May 3rd, 2016
In 2013, when Opera desktop and Opera for Android switched over to Chromium, we faced a choice on how to go about our extensions ecosystem. We decided to look to the future and anticipated that someday developers might want to have a standardised way to make extensions (or at least, have a common set of APIs) so that the effort of making a separate extension for each browser is reduced.
That is why we chose our extension packaging format as
.nex which stands for ‘navigator extensions’, signifying our take on a vendor-neutral format for extensions. Back it 2013, we wrote the following:
…NEX — a vendor-neutral packaging format for browser add-ons that we have initially implemented on top of the Chromium
.crxformat in Opera.

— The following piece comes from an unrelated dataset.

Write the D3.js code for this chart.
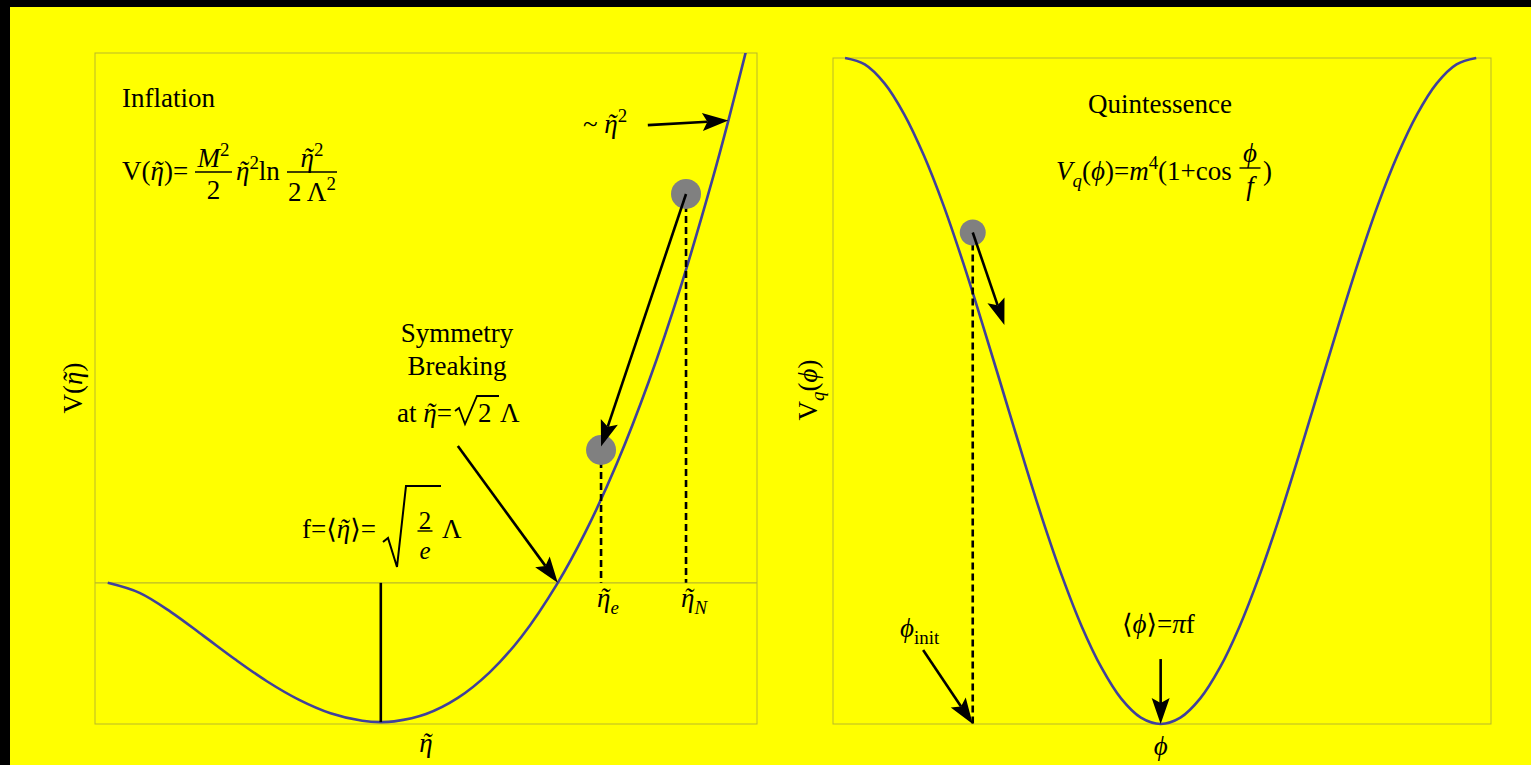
<!DOCTYPE html>
<html>
<head>
<meta charset="utf-8">
<script src="https://cdn.jsdelivr.net/npm/d3@7"></script>
<style>
  html, body { margin: 0; padding: 0; background: #000; overflow: hidden; }
  svg { display: block; }
</style>
</head>
<body>
<svg id="chart" width="1531" height="765"></svg>
<script>
// ---- Inflaton potential V(eta) = (M^2/2) eta^2 ln(eta^2 / 2 Lambda^2), sampled (Lambda = 1, M^2/2 = 1)
const etaValues = [0, 0.1, 0.2, 0.3, 0.4, 0.5, 0.6, 0.7, 0.8, 0.858, 0.9, 1.0, 1.1, 1.2, 1.3, 1.414,
                   1.5, 1.6, 1.7, 1.8, 1.9, 1.95, 2.0, 2.02];
const etaPotential = [0, -0.053, -0.156, -0.279, -0.404, -0.520, -0.617, -0.689, -0.729, -0.736, -0.732,
                      -0.693, -0.608, -0.473, -0.285, 0, 0.265, 0.632, 1.064, 1.563, 2.132, 2.443, 2.773, 2.909];
const etaDomain = [-0.04, 2.04];
const etaPotDomain = [-0.746, 2.80];

// rolling field positions (ball centres) and the marked values
const inflatonBallEta = [1.817, 1.550];
const inflatonBallV   = [2.055, 0.702];
const etaVev = 0.858;          // sqrt(2/e) Lambda
const etaBreak = 1.414;        // sqrt(2) Lambda

// ---- Quintessence potential V_q(phi) = m^4 (1 + cos(phi/f)), sampled (f = 1, m^4 = 1)
const phiValues = [0, 0.196, 0.393, 0.589, 0.785, 0.982, 1.178, 1.374, 1.571, 1.767, 1.963, 2.160, 2.356,
                   2.553, 2.749, 2.945, 3.142, 3.338, 3.534, 3.731, 3.927, 4.123, 4.320, 4.516, 4.712,
                   4.909, 5.105, 5.301, 5.498, 5.694, 5.890, 6.087, 6.283];
const phiPotential = [2.000, 1.981, 1.924, 1.831, 1.707, 1.556, 1.383, 1.195, 1.000, 0.805, 0.617, 0.444,
                      0.293, 0.169, 0.076, 0.019, 0.000, 0.019, 0.076, 0.169, 0.293, 0.444, 0.617, 0.805,
                      1.000, 1.195, 1.383, 1.556, 1.707, 1.831, 1.924, 1.981, 2.000];
const phiDomain = [-0.12, 6.43];
const phiPotDomain = [0, 2];
const quintBallPhi = 1.271;
const quintBallV = 1.476;
const phiVev = 3.1416;         // pi f

// ---- styling
const SERIF = "'Liberation Serif', 'Times New Roman', 'DejaVu Serif', serif";
const BG = "#ffff00";
const FRAME = "#b9b92a";
const CURVE = "#40409c";
const BALL = "#808080";
const S = 27;

const svg = d3.select("#chart");
svg.append("rect").attr("x", 10).attr("y", 7).attr("width", 1521).attr("height", 758).attr("fill", BG);

const defs = svg.append("defs");

// ---- helpers
// parts: [text, flags]; flags: i = italic, ^ = superscript, _ = subscript, t = tilde accent
function rich(parent, x, y, parts, size, anchor) {
  const t = parent.append("text")
    .attr("x", x).attr("y", y)
    .attr("font-size", size)
    .attr("font-family", SERIF)
    .attr("text-anchor", anchor || "start")
    .attr("fill", "#000");
  let shift = 0, carry = 0;
  parts.forEach(p => {
    const s = p[0], f = p[1] || "";
    const ts = t.append("tspan").text(s);
    let target = 0, fs = size;
    if (f.includes("^")) { target = -0.42 * size; fs = 0.7 * size; }
    if (f.includes("_")) { target = 0.26 * size; fs = 0.7 * size; }
    if (target !== shift) { ts.attr("dy", target - shift); shift = target; }
    if (carry) { ts.attr("dx", carry); carry = 0; }
    if (fs !== size) ts.attr("font-size", fs);
    if (f.includes("i")) ts.attr("font-style", "italic");
    if (f.includes("t")) {
      t.append("tspan").text("\u02DC")
        .attr("dx", -0.40 * fs)
        .attr("font-size", fs)
        .attr("font-style", "italic");
      carry = 0.40 * fs - 0.333 * fs;
    }
  });
  return t;
}

function fraction(parent, cx, barY, barW, num, den, size, numOff, denOff) {
  parent.append("line")
    .attr("x1", cx - barW / 2).attr("x2", cx + barW / 2)
    .attr("y1", barY).attr("y2", barY)
    .attr("stroke", "#000").attr("stroke-width", 1.4);
  rich(parent, cx, barY - numOff, num, size, "middle");
  rich(parent, cx, barY + denOff, den, size, "middle");
}

function arrow(parent, x1, y1, x2, y2) {
  const ang = Math.atan2(y2 - y1, x2 - x1);
  const L = 26, W = 9, N = 5;
  const ca = Math.cos(ang), sa = Math.sin(ang);
  const bx = x2 - L * ca, by = y2 - L * sa;
  parent.append("line")
    .attr("x1", x1).attr("y1", y1)
    .attr("x2", x2 - (L - N) * ca).attr("y2", y2 - (L - N) * sa)
    .attr("stroke", "#000").attr("stroke-width", 2.6);
  const pts = [
    [x2, y2],
    [bx - W * sa, by + W * ca],
    [x2 - (L - N) * ca, y2 - (L - N) * sa],
    [bx + W * sa, by - W * ca]
  ];
  parent.append("path")
    .attr("d", "M" + pts.map(p => p.join(",")).join("L") + "Z")
    .attr("fill", "#000");
}

const ETA = "\u03B7";
const PHI = "\u03D5";

// ================= Left panel: inflation =================
const L = { x0: 95, x1: 757, y0: 53, y1: 724 };
const xe = d3.scaleLinear().domain(etaDomain).range([L.x0, L.x1]);
const ye = d3.scaleLinear().domain(etaPotDomain).range([L.y1, L.y0]);

const gl = svg.append("g");
defs.append("clipPath").attr("id", "clipL")
  .append("rect").attr("x", L.x0).attr("y", L.y0).attr("width", L.x1 - L.x0).attr("height", L.y1 - L.y0);

gl.append("rect").attr("x", L.x0).attr("y", L.y0).attr("width", L.x1 - L.x0).attr("height", L.y1 - L.y0)
  .attr("fill", "none").attr("stroke", FRAME).attr("stroke-width", 1);
// V = 0 axis
gl.append("line").attr("x1", L.x0).attr("x2", L.x1).attr("y1", ye(0)).attr("y2", ye(0))
  .attr("stroke", FRAME).attr("stroke-width", 1.2);

const etaPts = etaValues.map((e, i) => [e, etaPotential[i]]);
gl.append("path")
  .datum(etaPts)
  .attr("clip-path", "url(#clipL)")
  .attr("fill", "none").attr("stroke", CURVE).attr("stroke-width", 2.6)
  .attr("d", d3.line().x(d => xe(d[0])).y(d => ye(d[1])).curve(d3.curveCatmullRom.alpha(0.5)));

// vev marker
gl.append("line").attr("x1", xe(etaVev)).attr("x2", xe(etaVev))
  .attr("y1", ye(0)).attr("y2", ye(-0.736))
  .attr("stroke", "#000").attr("stroke-width", 2.6);

// dashed drop lines from the field positions
inflatonBallEta.forEach((e, i) => {
  gl.append("line").attr("x1", xe(e)).attr("x2", xe(e))
    .attr("y1", ye(inflatonBallV[i])).attr("y2", ye(0))
    .attr("stroke", "#000").attr("stroke-width", 2.6).attr("stroke-dasharray", "7,4");
});
inflatonBallEta.forEach((e, i) => {
  gl.append("circle").attr("cx", xe(e)).attr("cy", ye(inflatonBallV[i])).attr("r", 15)
    .attr("fill", BALL);
});
// rolling arrow
arrow(gl, xe(inflatonBallEta[0]), ye(inflatonBallV[0]), xe(inflatonBallEta[1]), ye(0.72));
// ~eta^2 arrow
arrow(gl, xe(1.697), ye(2.419), xe(1.95), ye(2.443));
// symmetry breaking arrow
arrow(gl, xe(1.100), ye(0.723), xe(etaBreak), ye(0));

// texts
rich(gl, 122, 107, [["Inflation"]], S);
rich(gl, 122, 180, [["V("], [ETA, "it"], [")="]], S);
fraction(gl, 213.5, 172, 37, [["M", "i"], ["2", "^"]], [["2"]], S, 5, 27);
rich(gl, 236, 180, [[ETA, "it"], ["2", "^"], ["ln"]], S);
fraction(gl, 312, 172, 50, [[ETA, "it"], ["2", "^"]], [["2 \u039B"], ["2", "^"]], S, 5, 29);

rich(gl, 583, 133, [["~ "], [ETA, "it"], ["2", "^"]], S);

rich(gl, 457, 342, [["Symmetry"]], S, "middle");
rich(gl, 457, 375, [["Breaking"]], S, "middle");
rich(gl, 397, 422, [["at "], [ETA, "it"], ["="]], S);
// sqrt(2) radical
gl.append("path").attr("d", "M455,411 L459,408 L465,424 L477,396 L499,396")
  .attr("fill", "none").attr("stroke", "#000").attr("stroke-width", 1.8).attr("stroke-linejoin", "miter");
rich(gl, 478, 422, [["2"]], S);
rich(gl, 500, 422, [["\u039B"]], S);

// f = <eta> = sqrt(2/e) Lambda
rich(gl, 302, 538, [["f=\u27E8"], [ETA, "it"], ["\u27E9="]], S);
gl.append("path").attr("d", "M383,542 L388,538 L397,567 L406,486 L441,486")
  .attr("fill", "none").attr("stroke", "#000").attr("stroke-width", 2).attr("stroke-linejoin", "miter");
fraction(gl, 425, 531, 15, [["2"]], [["e", "i"]], 25, 2, 28);
rich(gl, 442, 538, [["\u039B"]], S);

// field labels under the dashed lines
rich(gl, xe(inflatonBallEta[1]) - 4, 607, [[ETA, "it"], ["e", "_i"]], S);
rich(gl, xe(inflatonBallEta[0]) - 5, 607, [[ETA, "it"], ["N", "_i"]], S);

// axis labels
rich(gl, 426, 752, [[ETA, "it"]], S, "middle");
rich(gl, 0, 0, [["V("], [ETA, "it"], [")"]], S, "middle")
  .attr("transform", "translate(82,388) rotate(-90)");

// ================= Right panel: quintessence =================
const R = { x0: 833, x1: 1491, y0: 58, y1: 724 };
const xp = d3.scaleLinear().domain(phiDomain).range([R.x0, R.x1]);
const yp = d3.scaleLinear().domain(phiPotDomain).range([R.y1, R.y0]);

const gr = svg.append("g");
gr.append("rect").attr("x", R.x0).attr("y", R.y0).attr("width", R.x1 - R.x0).attr("height", R.y1 - R.y0)
  .attr("fill", "none").attr("stroke", FRAME).attr("stroke-width", 1);

const phiPts = phiValues.map((p, i) => [p, phiPotential[i]]);
gr.append("path")
  .datum(phiPts)
  .attr("fill", "none").attr("stroke", CURVE).attr("stroke-width", 2.6)
  .attr("d", d3.line().x(d => xp(d[0])).y(d => yp(d[1])).curve(d3.curveCatmullRom.alpha(0.5)));

gr.append("line").attr("x1", xp(quintBallPhi)).attr("x2", xp(quintBallPhi))
  .attr("y1", yp(quintBallV)).attr("y2", yp(0))
  .attr("stroke", "#000").attr("stroke-width", 2.6).attr("stroke-dasharray", "7,4");
gr.append("circle").attr("cx", xp(quintBallPhi)).attr("cy", yp(quintBallV)).attr("r", 13).attr("fill", BALL);
arrow(gr, xp(quintBallPhi), yp(quintBallV), xp(1.586), yp(1.198));
arrow(gr, xp(0.777), yp(0.222), xp(quintBallPhi), yp(0));
arrow(gr, xp(phiVev), yp(0.195), xp(phiVev), yp(0));

rich(gr, 1160, 113, [["Quintessence"]], S, "middle");
rich(gr, 1056, 180, [["V", "i"], ["q", "_i"], ["("], [PHI, "i"], [")="], ["m", "i"], ["4", "^"], ["(1+cos"]], S);
fraction(gr, 1250, 168, 21, [[PHI, "i"]], [["f", "i"]], S, 6, 27);
rich(gr, 1263, 180, [[")"]], S);

rich(gr, 900, 637, [[PHI, "i"], ["init", "_"]], S);
rich(gr, 1122, 633, [["\u27E8"], [PHI, "i"], ["\u27E9="], ["\u03C0", "i"], ["f"]], S);

rich(gr, xp(phiVev), 755, [[PHI, "i"]], S, "middle");
rich(gr, 0, 0, [["V"], ["q", "_i"], ["("], [PHI, "i"], [")"]], S, "middle")
  .attr("transform", "translate(817,390) rotate(-90)");
</script>
</body>
</html>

We intend to further develop this as an open add-ons format through international standards bodies. Initially we intend to consolidate the differences between add-on execution environments themselves considering their current similarities. As a secondary objective we then aim to kick-start meaningful discussion around shared system and device-level APIs with a view to making browser add-ons first-class citizens of the web core.
Years later, it seems a lot of other browser makers are also on board with getting some common extension APIs which work cross-browser. In order to do this, Opera, Microsoft, and Mozilla have begun work in the Extensions Community Group where we will try to agree upon a set of common APIs, as well as a common manifest and packaging format for browser extensions. The goal is to enable extension developers to write one extension and have it work cross-browser.
This does not mean that browsers will not have their own proprietary APIs — they will, for some features. However, if we can work out a common manifest and packaging format, along with a core set of APIs to have in common, then this will go a long way in having interoperability of extensions across browsers. This could also open the door to a type of ‘progressive enhancement’ model for developing extensions (where instead of making a separate extension for each browser, we could make one extension and feature detect for various APIs), much like we have for web sites.
We appeal to the community to participate in the discussion in the group, and to give their feedback and ideas. We hope other browser makers will join us, so that together we can make extension development for multiple browsers much smoother than it is right now.